Schema optimization opportunities include:
- Increasing parallelism
- Joins and Update/Delete/Merge operations can be optimized
Target as Databricks
If the target is Databricks, the schema optimization is based on liquid clustering. Liquid clustering organizes data based on the columns specified in the Cluster By key.
- Entity Name: Name of the entity.
- Cluster By: Column name specified here is used to organize data within the table.
- Frequency of Use: Displays the frequency of table used.
- Primary Key: To identify unique row in the table. It will not accept NULL values.
- Tune Based on Workload: If a Delta table experiences frequent MERGE, UPDATE, or DELETE operation, then this helps to tune file sizes for rewrites by setting the table property delta.tuneFileSizesForRewrites.
- Tune Based on Table Sizes: Helps to configure the target file size based on source table size. For example, for 1 TB table size, the size of the target file should be 256 MB; for 10 TB, it should be 1 GB and likewise.
- Compaction (bin-packing): Delta Lake on Databricks improves the speed of read queries from a table by coalescing small files into larger ones.
- Data Source: Provides data source details.
- Entity Type: Displays the type of entities.
- Transactional: Displays the number of data flow components that are used to perform sorting, merging, data cleansing and so on.
- Data Volume: Displays the quantity of data.
- Unique Key: To identify records in a table.
- Details: Provides additional details about the entities.
Target as Redshift
If the target is Amazon Redshift, the schema optimization strategies are Sortkey, Distkey, Compression encoding, and Analyze command.
- Entity Name: Name of the entity.
- Sortkey: Redshift selects the best sort key based on the table usage. It defines the data storage method for a 1MB disc block. Sorting enables efficient handling of range-restricted predicates. The min and max values for each block are stored in the metadata.
- Distkey: DIST Keys (Redshift Distribution Keys) determine where data is stored in Redshift cluster nodes.
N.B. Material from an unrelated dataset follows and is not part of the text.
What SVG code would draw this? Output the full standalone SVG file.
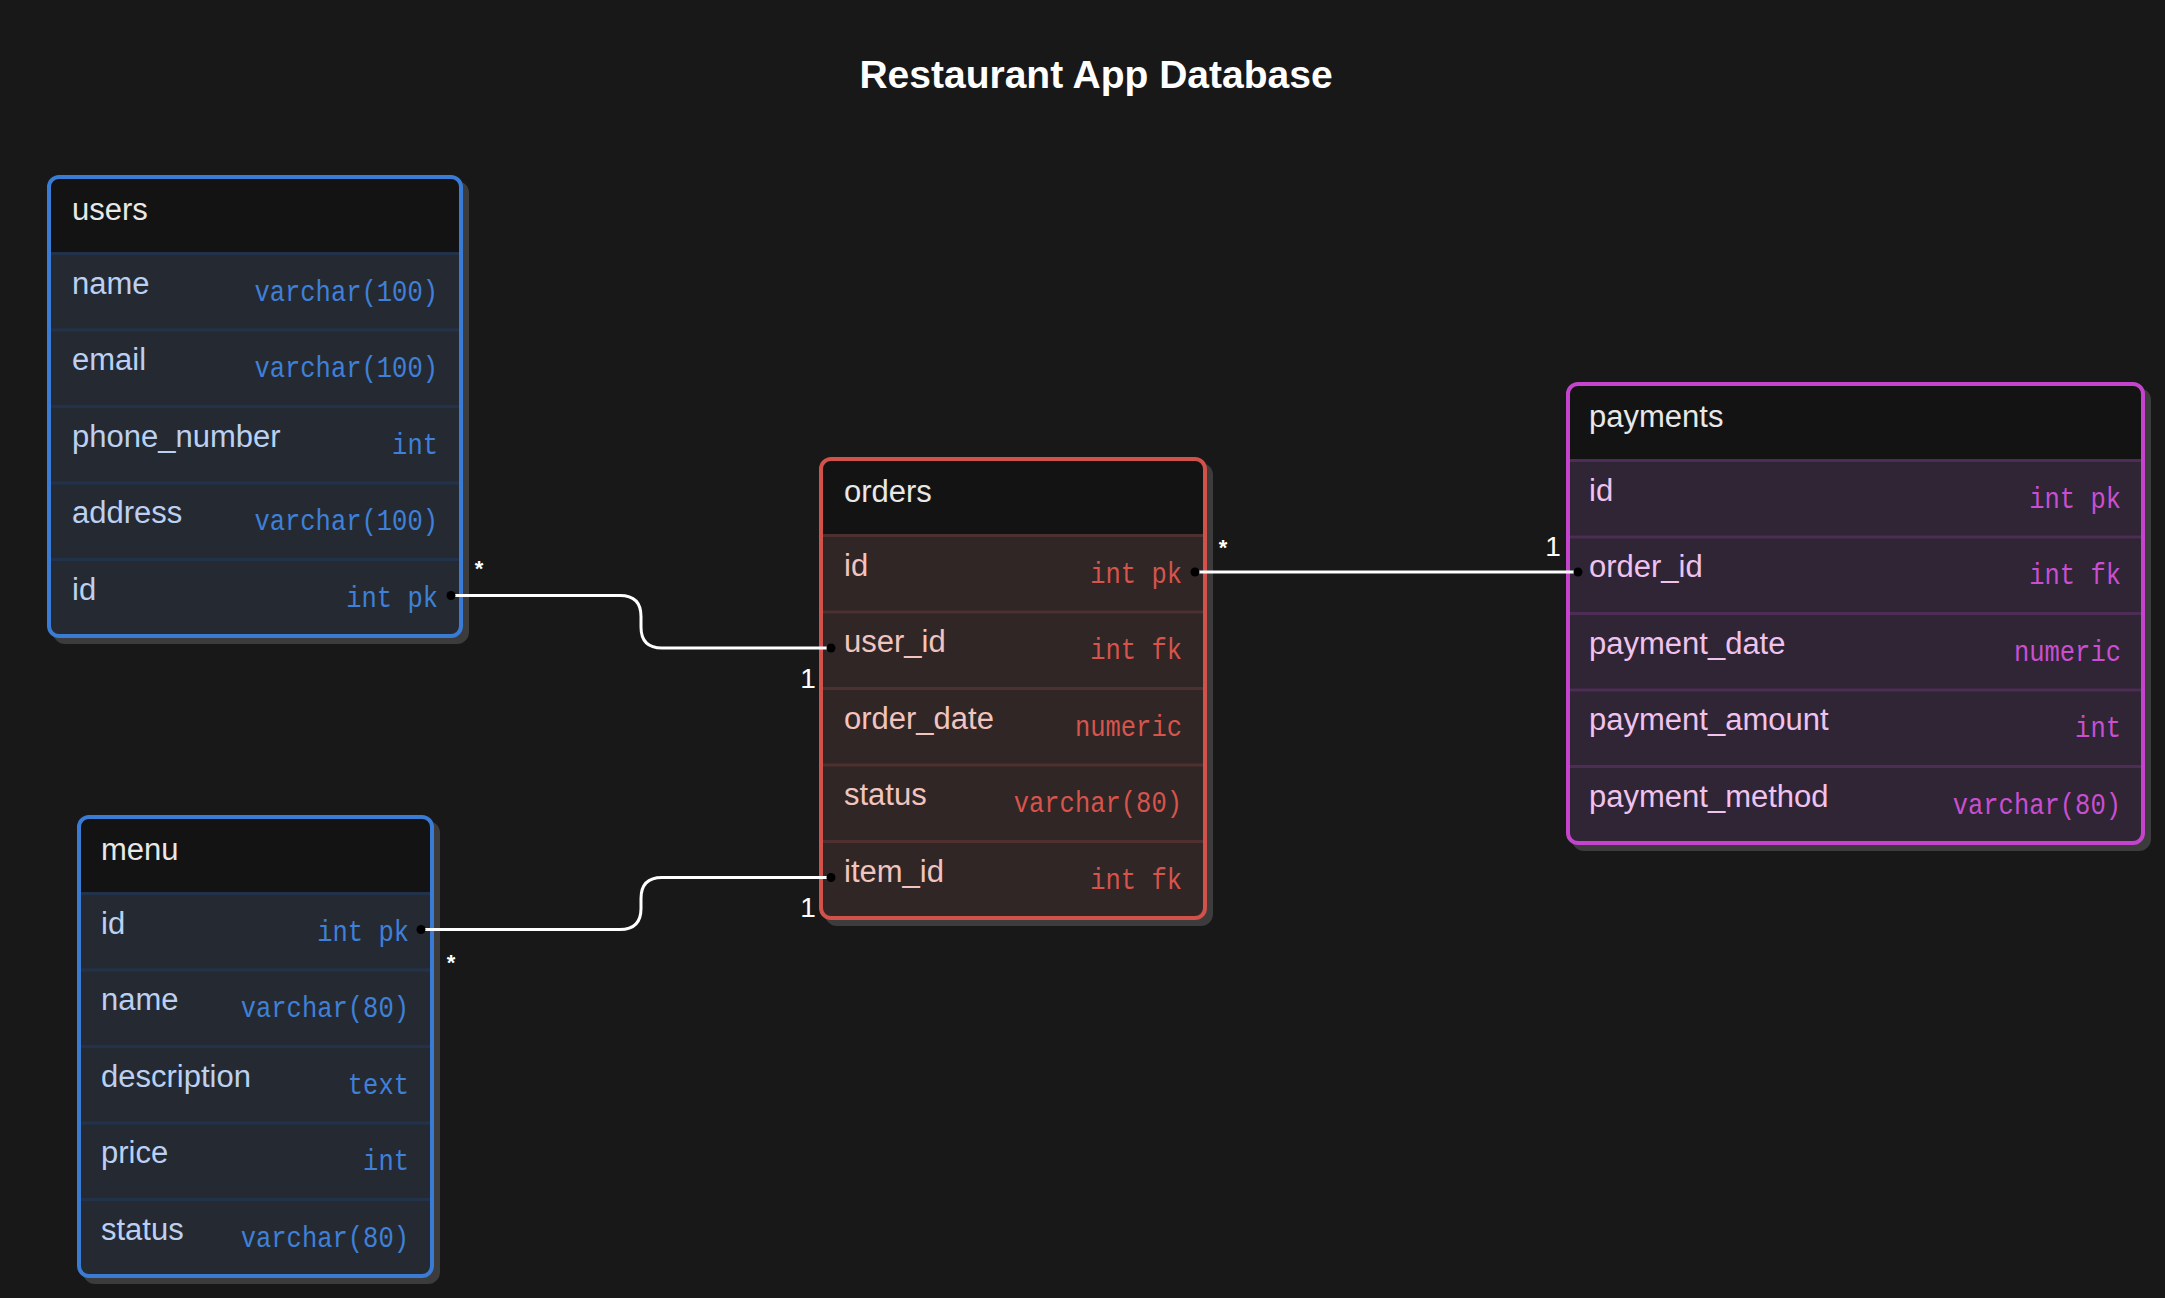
<svg xmlns="http://www.w3.org/2000/svg" width="2165" height="1298" viewBox="0 0 2165 1298">
<style>
.title{font-family:"Liberation Sans",Arial,sans-serif;font-size:39px;font-weight:bold;fill:#ffffff}
.hdr{font-family:"Liberation Sans",Arial,sans-serif;font-size:31px;fill:#e8e8e8}
.lbl{font-family:"Liberation Sans",Arial,sans-serif;font-size:31px}
.typ{font-family:"Liberation Mono","Courier New",monospace;font-size:30px;text-anchor:end}
.shadow{fill:#3c3c3c;stroke:#3c3c3c;stroke-width:4}
.headfill{fill:#131313}
.frame{fill:none;stroke-width:4}
.sep{stroke-width:3}
.blue .body{fill:#252a32}.blue .sep{stroke:#22324a}.blue .frame{stroke:#3a7bd5}.blue .lbl{fill:#bcd0f2}.blue .typ{fill:#3f80d8}
.red .body{fill:#302625}.red .sep{stroke:#4d302f}.red .frame{stroke:#d2514a}.red .lbl{fill:#f1c4bf}.red .typ{fill:#d6544c}
.pink .body{fill:#2f2535}.pink .sep{stroke:#4d2c55}.pink .frame{stroke:#c544cd}.pink .lbl{fill:#efc3ee}.pink .typ{fill:#c94fd0}
.wire{fill:none;stroke:#ffffff;stroke-width:3}
.dot{fill:#000000}
.card{font-family:"Liberation Sans",Arial,sans-serif;fill:#ffffff;text-anchor:middle}
.star{font-size:22px;font-weight:bold}
.one{font-size:28px}
</style>
<rect x="0" y="0" width="2165" height="1298" fill="#181818"/>
<text class="title" x="1096" y="88" text-anchor="middle">Restaurant App Database</text>

<g id="users" class="blue">
  <rect class="shadow" x="55" y="183" width="412" height="459" rx="10"/>
  <rect class="body" x="49" y="177" width="412" height="459" rx="10"/>
  <path class="headfill" d="M49,253.5 V187 Q49,177 59,177 H451 Q461,177 461,187 V253.5 Z"/>
  <line class="sep" x1="49" y1="253.5" x2="461" y2="253.5"/>
  <line class="sep" x1="49" y1="330" x2="461" y2="330"/>
  <line class="sep" x1="49" y1="406.5" x2="461" y2="406.5"/>
  <line class="sep" x1="49" y1="483" x2="461" y2="483"/>
  <line class="sep" x1="49" y1="559.5" x2="461" y2="559.5"/>
  <rect class="frame" x="49" y="177" width="412" height="459" rx="10"/>
  <text class="hdr" x="72" y="220">users</text>
  <text class="lbl" x="72" y="293.5">name</text>
  <text class="typ" x="438" y="300.5" textLength="183.6" lengthAdjust="spacingAndGlyphs">varchar(100)</text>
  <text class="lbl" x="72" y="370">email</text>
  <text class="typ" x="438" y="377" textLength="183.6" lengthAdjust="spacingAndGlyphs">varchar(100)</text>
  <text class="lbl" x="72" y="446.5">phone_number</text>
  <text class="typ" x="438" y="453.5" textLength="45.9" lengthAdjust="spacingAndGlyphs">int</text>
  <text class="lbl" x="72" y="523">address</text>
  <text class="typ" x="438" y="530" textLength="183.6" lengthAdjust="spacingAndGlyphs">varchar(100)</text>
  <text class="lbl" x="72" y="599.5">id</text>
  <text class="typ" x="438" y="606.5" textLength="91.8" lengthAdjust="spacingAndGlyphs">int pk</text>
</g>

<g id="menu" class="blue">
  <rect class="shadow" x="85" y="823" width="353" height="459" rx="10"/>
  <rect class="body" x="79" y="817" width="353" height="459" rx="10"/>
  <path class="headfill" d="M79,893.5 V827 Q79,817 89,817 H422 Q432,817 432,827 V893.5 Z"/>
  <line class="sep" x1="79" y1="893.5" x2="432" y2="893.5"/>
  <line class="sep" x1="79" y1="970" x2="432" y2="970"/>
  <line class="sep" x1="79" y1="1046.5" x2="432" y2="1046.5"/>
  <line class="sep" x1="79" y1="1123" x2="432" y2="1123"/>
  <line class="sep" x1="79" y1="1199.5" x2="432" y2="1199.5"/>
  <rect class="frame" x="79" y="817" width="353" height="459" rx="10"/>
  <text class="hdr" x="101" y="860">menu</text>
  <text class="lbl" x="101" y="933.5">id</text>
  <text class="typ" x="409" y="940.5" textLength="91.8" lengthAdjust="spacingAndGlyphs">int pk</text>
  <text class="lbl" x="101" y="1010">name</text>
  <text class="typ" x="409" y="1017" textLength="168.3" lengthAdjust="spacingAndGlyphs">varchar(80)</text>
  <text class="lbl" x="101" y="1086.5">description</text>
  <text class="typ" x="409" y="1093.5" textLength="61.2" lengthAdjust="spacingAndGlyphs">text</text>
  <text class="lbl" x="101" y="1163">price</text>
  <text class="typ" x="409" y="1170" textLength="45.9" lengthAdjust="spacingAndGlyphs">int</text>
  <text class="lbl" x="101" y="1239.5">status</text>
  <text class="typ" x="409" y="1246.5" textLength="168.3" lengthAdjust="spacingAndGlyphs">varchar(80)</text>
</g>

<g id="orders" class="red">
  <rect class="shadow" x="827" y="465" width="384" height="459" rx="10"/>
  <rect class="body" x="821" y="459" width="384" height="459" rx="10"/>
  <path class="headfill" d="M821,535.5 V469 Q821,459 831,459 H1195 Q1205,459 1205,469 V535.5 Z"/>
  <line class="sep" x1="821" y1="535.5" x2="1205" y2="535.5"/>
  <line class="sep" x1="821" y1="612" x2="1205" y2="612"/>
  <line class="sep" x1="821" y1="688.5" x2="1205" y2="688.5"/>
  <line class="sep" x1="821" y1="765" x2="1205" y2="765"/>
  <line class="sep" x1="821" y1="841.5" x2="1205" y2="841.5"/>
  <rect class="frame" x="821" y="459" width="384" height="459" rx="10"/>
  <text class="hdr" x="844" y="502">orders</text>
  <text class="lbl" x="844" y="575.5">id</text>
  <text class="typ" x="1182" y="582.5" textLength="91.8" lengthAdjust="spacingAndGlyphs">int pk</text>
  <text class="lbl" x="844" y="652">user_id</text>
  <text class="typ" x="1182" y="659" textLength="91.8" lengthAdjust="spacingAndGlyphs">int fk</text>
  <text class="lbl" x="844" y="728.5">order_date</text>
  <text class="typ" x="1182" y="735.5" textLength="107.1" lengthAdjust="spacingAndGlyphs">numeric</text>
  <text class="lbl" x="844" y="805">status</text>
  <text class="typ" x="1182" y="812" textLength="168.3" lengthAdjust="spacingAndGlyphs">varchar(80)</text>
  <text class="lbl" x="844" y="881.5">item_id</text>
  <text class="typ" x="1182" y="888.5" textLength="91.8" lengthAdjust="spacingAndGlyphs">int fk</text>
</g>

<g id="payments" class="pink">
  <rect class="shadow" x="1574" y="390" width="575" height="459" rx="10"/>
  <rect class="body" x="1568" y="384" width="575" height="459" rx="10"/>
  <path class="headfill" d="M1568,460.5 V394 Q1568,384 1578,384 H2133 Q2143,384 2143,394 V460.5 Z"/>
  <line class="sep" x1="1568" y1="460.5" x2="2143" y2="460.5"/>
  <line class="sep" x1="1568" y1="537" x2="2143" y2="537"/>
  <line class="sep" x1="1568" y1="613.5" x2="2143" y2="613.5"/>
  <line class="sep" x1="1568" y1="690" x2="2143" y2="690"/>
  <line class="sep" x1="1568" y1="766.5" x2="2143" y2="766.5"/>
  <rect class="frame" x="1568" y="384" width="575" height="459" rx="10"/>
  <text class="hdr" x="1589" y="427">payments</text>
  <text class="lbl" x="1589" y="500.5">id</text>
  <text class="typ" x="2121" y="507.5" textLength="91.8" lengthAdjust="spacingAndGlyphs">int pk</text>
  <text class="lbl" x="1589" y="577">order_id</text>
  <text class="typ" x="2121" y="584" textLength="91.8" lengthAdjust="spacingAndGlyphs">int fk</text>
  <text class="lbl" x="1589" y="653.5">payment_date</text>
  <text class="typ" x="2121" y="660.5" textLength="107.1" lengthAdjust="spacingAndGlyphs">numeric</text>
  <text class="lbl" x="1589" y="730">payment_amount</text>
  <text class="typ" x="2121" y="737" textLength="45.9" lengthAdjust="spacingAndGlyphs">int</text>
  <text class="lbl" x="1589" y="806.5">payment_method</text>
  <text class="typ" x="2121" y="813.5" textLength="168.3" lengthAdjust="spacingAndGlyphs">varchar(80)</text>
</g>

<g id="connectors">
  <path class="wire" d="M451,595.5 H620 Q641,595.5 641,616.5 V627 Q641,648 662,648 H831"/>
  <path class="wire" d="M421,929.5 H620 Q641,929.5 641,908.5 V898.5 Q641,877.5 662,877.5 H831"/>
  <path class="wire" d="M1195,572 H1578"/>
  <circle class="dot" cx="451" cy="595.5" r="4.5"/>
  <circle class="dot" cx="831" cy="648" r="4.5"/>
  <circle class="dot" cx="421" cy="929.5" r="4.5"/>
  <circle class="dot" cx="831" cy="877.5" r="4.5"/>
  <circle class="dot" cx="1195" cy="572" r="4.5"/>
  <circle class="dot" cx="1578" cy="572" r="4.5"/>
  <text class="card star" x="479" y="576">*</text>
  <text class="card one" x="808" y="688">1</text>
  <text class="card star" x="451" y="970">*</text>
  <text class="card one" x="808" y="917">1</text>
  <text class="card star" x="1223" y="555">*</text>
  <text class="card one" x="1553" y="556">1</text>
</g>
</svg>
- Collect Table Stats: Run ANALYZE command to collect statistics of tables that are used in the following types of queries:
- Table used together most frequently.
- Tables on which WHERE predicates are applied.
- Tables with low cardinality columns (duplicate rows)
- Data Source: Provides data source details.
- Entity Type: Displays the type of entities.
- Frequency of Use: Displays the frequency of table used.
- Transactional: Displays the number of data flow components that are used to perform sorting, merging, data cleansing and so on.
- Data Volume: Displays the quantity of data.
- Primary Key: Displays the Primary Key which identifies each row in the table. It does not accept NULL values.
- Unique Key: Displays the Unique key. The unique key ensures that the values are unique across all records in the table.
- Details: Provides additional details about the entities.
Target as AWS/ Snowflake/ GCP
If the target is AWS/ Snowflake/ GCP, the schema optimization is performed using the Partition By key.
- Entity Name: Name of the entity.
- Partition by: Divides the table data into smaller, separate partitions for efficient data retrieval.
- Data Source: Provides data source details.
- Entity Type: Displays the type of each entity.
- Frequency of Use: Displays the frequency of table used.
- Transactional: Displays the number of data flow components that are used to perform sorting, merging, data cleansing and so on.
- Data Volume: Displays the quantity of data.
- Primary Key: Displays the Primary Key which identifies each row in the table. It does not accept NULL values.
- Unique Key: Displays the Unique key. The unique key ensures that the values are unique across all records in the table.
- Details: Provides additional details about the entities.
Target as Hive/ Spark
If the target is Hive/ Spark, the schema optimization strategies are Partitioning, Bucketing, and Clustering. For schema optimization, determining the right partitioning strategy helps to logically divide the data into different directories for efficient data retrieval.
- Entity Name: Name of the entity.
- Partition By: Divides the table data into smaller, separate partitions for efficient data retrieval.
- Cluster By: Groups data into different files for efficient data retrieval.
- Split By: Splits data based on the selected column.
- Sort By: Displays the Sort By key, which is used to arrange the data.
- No. of Buckets: Displays the number of buckets used to divide data during clustering.
- Distributed By: Displays details of columns used for distribution.
- Data Source: Provides data source details.
- Entity Type: Displays the type of entities.
- Frequency of Use: Displays the frequency of table used.
- Transactional: Displays the number of data flow components that are used to perform sorting, merging, data cleansing and so on.
- Data Volume: Displays the quantity of data.
- Primary Key: Displays the Primary Key which identifies each row in the table. It does not accept NULL values.
- Unique Key: Displays the Unique key. The unique key ensures that the values are unique across all records in the table.
- Details: Provides additional details about the entities.
Orchestration
This section details data splits and recommends the maximum possible number of queries that can be executed in parallel for orchestration optimization.
Orchestration helps to easily manage workflows to accomplish a specific task. In orchestration, the independent queries of each file are divided into different splits that run in parallel to increase efficiency.
As per the above figure, the file contains 53 queries, which are separated into 25 splits based on the query dependency. By running these 25 splits in parallel, we can enhance the performance and execution time.
To get more insight, navigate to Files‘ row > Number of splits row, you can view the query and graphical distribution of the statement type.
Orchestration’s GRAPH displays the dependencies between files, splits, and output tables. To get the dependency information regarding splits and queries, choose the preferred node.